Efforts to provide a new home for the Richmond Police Mounted Unit have hit a hurdle, as preliminary bids for a planned equestrian center to replace the unit’s stables on Brook Road all came in at more than $1 million over budget.
The city’s procurement services department on Jan. 3 issued a notice of cancellation for bids on the proposed project to build a 10,600-square-foot facility on 3.5 acres of city-owned property at 3900 Crestview Road between Chimborazo and Gillies Creek.
The lowest bid came in at $2.5 million – significantly higher than the projected cost of about $1.4 million, which the city planned to cover through general obligation bonds.
The cancellation notice, first reported by the Richmond Free Press, applies to that specific round of bids for the project. But its wording – “Police Equestrian Center Project is cancelled in its entirety” – prompted concerns from supporters that the project itself was being scrapped.
Leslie Buck, president of the Friends of the Richmond Mounted Squad, said she’s received assurances from the police department’s top brass that plans for a new equestrian center are still a go, but that they may need to be changed due to the bids coming in higher than expected.
The facility would replace the unit’s stables at 801 Brook Road, below the Chamberlayne Avenue overpass near the Interstate 64/95 interchange.
Land renovation is a hurdle
Buck said she was told that challenges with the Crestview Road site to make it suitable for the facility are what drove up the bids.
“What I was told is the problem is not the building itself; it is the land renovation that has to be done,” Buck said. “Everywhere we find within the city limits has got to have an exuberant amount of land reconstruction done to it to support what we want to do to it: building, pastures, fields, etc. We certainly don’t want the horses to be unsafe.
“I was told by the deputy chief, and he has had conversations with the interim chief as well, that the project is still very much alive,” she said. “We just need to regroup a little bit and re-evaluate. We want to be sure that we do it correctly and safely, and not waste the money that the city has been so gracious to give us.”
Gene Lepley, public affairs director for Richmond Police, said the department is weighing next steps for the project and how to move forward in light of the higher bids.
“We’re looking at other options as we move forward to find the horses a new facility,” Lepley said.
A replacement facility has been sought for years, as the city has deemed the Brook Road stables operationally deficient. Located there since 1972, the stables are prone to flooding from storms and have had maintenance problems that have prompted the search for a replacement.

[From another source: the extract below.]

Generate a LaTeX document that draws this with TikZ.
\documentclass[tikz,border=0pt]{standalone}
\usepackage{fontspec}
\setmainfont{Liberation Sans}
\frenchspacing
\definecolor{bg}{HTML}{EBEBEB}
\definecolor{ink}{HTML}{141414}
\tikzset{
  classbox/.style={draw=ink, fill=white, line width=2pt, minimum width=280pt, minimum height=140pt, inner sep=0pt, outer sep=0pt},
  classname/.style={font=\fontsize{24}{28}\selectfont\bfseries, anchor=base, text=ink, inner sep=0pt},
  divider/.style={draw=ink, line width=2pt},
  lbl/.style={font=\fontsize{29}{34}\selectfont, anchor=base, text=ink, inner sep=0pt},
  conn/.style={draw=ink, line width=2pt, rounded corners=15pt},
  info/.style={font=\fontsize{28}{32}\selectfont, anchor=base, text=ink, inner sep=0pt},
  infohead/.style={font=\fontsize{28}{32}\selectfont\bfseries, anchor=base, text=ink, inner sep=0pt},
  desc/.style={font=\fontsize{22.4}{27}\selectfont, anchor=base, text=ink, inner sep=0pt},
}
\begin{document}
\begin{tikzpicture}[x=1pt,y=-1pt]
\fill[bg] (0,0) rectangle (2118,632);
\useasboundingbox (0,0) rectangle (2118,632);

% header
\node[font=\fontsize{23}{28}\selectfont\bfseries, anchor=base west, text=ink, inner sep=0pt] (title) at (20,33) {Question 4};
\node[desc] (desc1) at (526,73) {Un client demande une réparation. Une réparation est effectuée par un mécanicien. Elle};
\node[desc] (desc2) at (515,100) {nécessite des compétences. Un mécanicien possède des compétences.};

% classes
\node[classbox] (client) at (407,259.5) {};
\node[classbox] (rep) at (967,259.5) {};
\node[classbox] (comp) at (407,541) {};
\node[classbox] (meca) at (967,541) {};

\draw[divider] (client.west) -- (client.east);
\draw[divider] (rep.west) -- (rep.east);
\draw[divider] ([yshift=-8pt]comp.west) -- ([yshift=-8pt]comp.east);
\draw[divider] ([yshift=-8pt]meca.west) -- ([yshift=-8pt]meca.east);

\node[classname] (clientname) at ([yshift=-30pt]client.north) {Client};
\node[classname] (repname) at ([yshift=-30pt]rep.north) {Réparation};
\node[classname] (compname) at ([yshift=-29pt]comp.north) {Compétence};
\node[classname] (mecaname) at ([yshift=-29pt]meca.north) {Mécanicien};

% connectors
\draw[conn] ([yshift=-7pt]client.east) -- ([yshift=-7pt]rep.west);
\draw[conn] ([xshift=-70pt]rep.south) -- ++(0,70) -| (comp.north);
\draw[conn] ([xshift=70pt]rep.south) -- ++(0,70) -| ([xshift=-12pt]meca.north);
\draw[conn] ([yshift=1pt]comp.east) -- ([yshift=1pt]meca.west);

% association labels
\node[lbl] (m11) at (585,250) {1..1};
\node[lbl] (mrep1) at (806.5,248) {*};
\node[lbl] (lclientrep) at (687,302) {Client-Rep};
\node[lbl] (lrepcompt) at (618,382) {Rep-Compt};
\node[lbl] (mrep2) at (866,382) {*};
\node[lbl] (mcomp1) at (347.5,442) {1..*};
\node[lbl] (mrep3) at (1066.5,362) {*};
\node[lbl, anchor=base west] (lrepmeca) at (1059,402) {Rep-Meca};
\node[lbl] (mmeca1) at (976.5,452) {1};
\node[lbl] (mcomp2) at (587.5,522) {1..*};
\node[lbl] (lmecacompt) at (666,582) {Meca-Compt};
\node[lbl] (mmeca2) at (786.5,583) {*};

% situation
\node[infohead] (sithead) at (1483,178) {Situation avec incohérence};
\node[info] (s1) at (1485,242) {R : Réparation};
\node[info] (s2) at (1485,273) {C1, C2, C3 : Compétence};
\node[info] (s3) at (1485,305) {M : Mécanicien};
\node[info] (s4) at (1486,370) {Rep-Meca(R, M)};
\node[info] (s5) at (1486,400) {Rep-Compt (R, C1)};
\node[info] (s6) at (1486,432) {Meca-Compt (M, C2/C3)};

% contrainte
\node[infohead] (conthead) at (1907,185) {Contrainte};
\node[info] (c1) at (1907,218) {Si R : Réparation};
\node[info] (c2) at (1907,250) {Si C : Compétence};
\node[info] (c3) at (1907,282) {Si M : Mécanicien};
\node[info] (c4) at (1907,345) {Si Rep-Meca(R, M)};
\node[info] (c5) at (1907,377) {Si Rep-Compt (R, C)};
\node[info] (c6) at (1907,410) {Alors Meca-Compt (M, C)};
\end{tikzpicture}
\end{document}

The city approved plans for the Crestview Road site last year. Designs by Moseley Architects showed a barn-style structure with stables for the unit’s horses and offices for the unit’s 10 or so mounted officers. Plans also called for pastures for the horses, an outdoor training ring and pen, and a gravel parking area. The plans were based on a site assessment from engineering firm Timmons Group.
May widen search area
Buck said she was told the department is considering alternate sites by widening its search area. She said the department asked the bidders to reassess the Crestview Road site, but that each said the project as proposed could not be done there within its proposed budget.

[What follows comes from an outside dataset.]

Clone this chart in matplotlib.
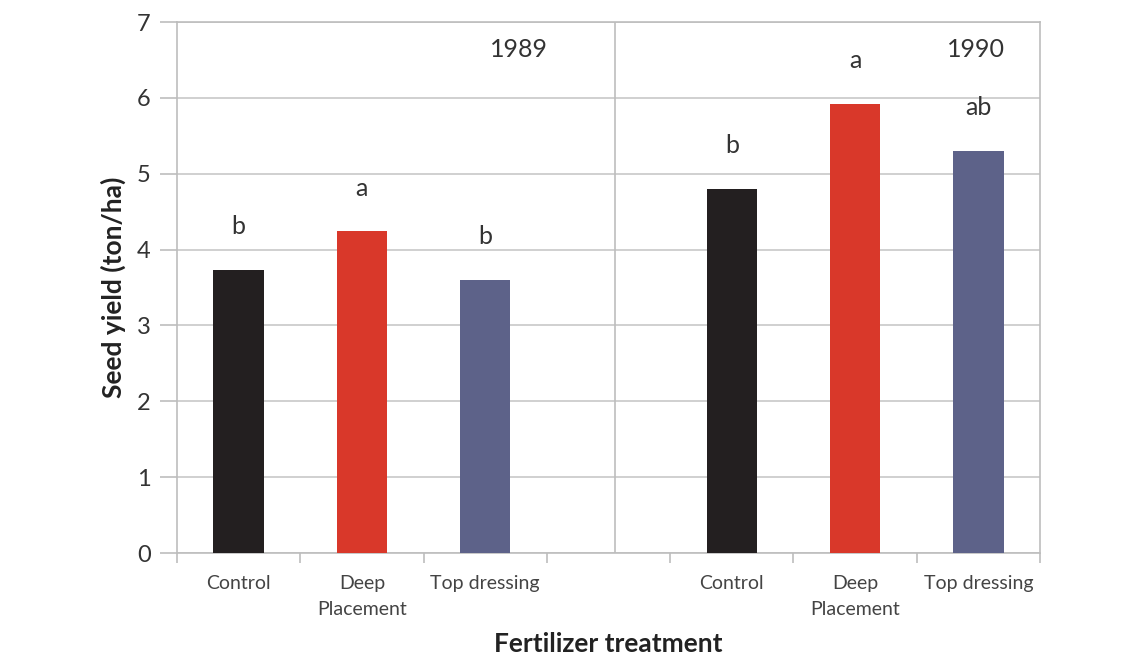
import matplotlib
matplotlib.use('Agg')
import matplotlib.pyplot as plt

plt.rcParams['font.family'] = ['Lato', 'DejaVu Sans']

# data
categories = ['Control', 'Deep\nPlacement', 'Top dressing', '', 'Control', 'Deep\nPlacement', 'Top dressing']
yield_1989 = [3.73, 4.24, 3.60]
yield_1990 = [4.80, 5.92, 5.30]
letters_1989 = ['b', 'a', 'b']
letters_1990 = ['b', 'a', 'ab']
years = ['1989', '1990']
colors = ['#231f20', '#d9382a', '#5d6289']

fig = plt.figure(figsize=(11.38, 6.59), dpi=100)
ax = fig.add_axes([0.1555, 0.1608, 0.7584, 0.8058])

x89 = [0, 1, 2]
x90 = [4, 5, 6]
ax.bar(x89, yield_1989, width=0.41, color=colors, zorder=3)
ax.bar(x90, yield_1990, width=0.41, color=colors, zorder=3)

for xs, vals, labs in [(x89, yield_1989, letters_1989), (x90, yield_1990, letters_1990)]:
    for x, v, l in zip(xs, vals, labs):
        ax.text(x, v + 0.42, l, ha='center', va='bottom', fontsize=18, color='#333333')

ax.text(2.27, 6.64, years[0], ha='center', va='center', fontsize=18, color='#333333')
ax.text(5.98, 6.64, years[1], ha='center', va='center', fontsize=18, color='#333333')

ax.axvline(3.05, color='#bdbdbd', lw=1.2, zorder=1)

ax.set_xlim(-0.5, 6.5)
ax.set_ylim(0, 7)
ax.set_yticks(range(0, 8))
ax.yaxis.grid(True, color='#c8c8c8', lw=1.2, zorder=0)
ax.set_axisbelow(True)

ax.set_xticks(range(7))
ax.set_xticklabels(categories, fontsize=14, color='#444444', linespacing=1.6)
ax.set_xticks([i - 0.5 for i in range(8)], minor=True)
ax.tick_params(axis='x', which='major', length=0, pad=16)
ax.tick_params(axis='x', which='minor', length=7, color='#bdbdbd', width=1.2)
ax.tick_params(axis='y', length=12, color='#bdbdbd', width=1.2, labelsize=17,
               labelcolor='#333333', pad=7)

for s in ax.spines.values():
    s.set_color('#bdbdbd')
    s.set_linewidth(1.2)

ax.set_ylabel('Seed yield (ton/ha)', fontsize=19, fontweight='bold', color='#222222', labelpad=8)
ax.set_xlabel('Fertilizer treatment', fontsize=19, fontweight='bold', color='#222222', labelpad=10)

fig.savefig('out.png', dpi=100)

Bidding opened Nov. 9, with bids received from four firms: Hanover-based A.D. Whittaker Construction, which bid $2.52 million overall; Virginia Beach-based Noah Enterprises: $2.61 million; Bon Air-based RMT Construction & Development Group: $2.56 million; and Ashland-based Southwood Building Systems: $2.72 million.
The nonprofit Friends group has raised more than $80,000 to support the new facility – not enough to cover the difference of the bids, Buck said.
“It’s a delay. We’re disappointed,” Buck said. “If you can’t do it, then let’s stop and don’t sink any more money into it. Let’s see if we can drop back and do something different and utilize that money the best way we can.”
Richmond’s mounted unit dates to 1894, making it one of the oldest continuously operating units in the country, according to the police department’s website.
On Friday, the unit welcomed its newest member, Aslan, a 3½-year-old horse from Asbury University in Lexington, Kentucky. The unit held a badging ceremony for Aslan at the Brook Road stables, bringing the number of horses in the unit back to three.
Aslan replaces Rio, the unit’s former lead horse that retired in December. The unit plans to add a fourth horse in coming weeks.
The Friends group continues to hold fundraisers to support the new facility. The next fundraiser is scheduled from 3 to 8 p.m. Feb. 21 at Fine Creek Brewing Co. in Powhatan.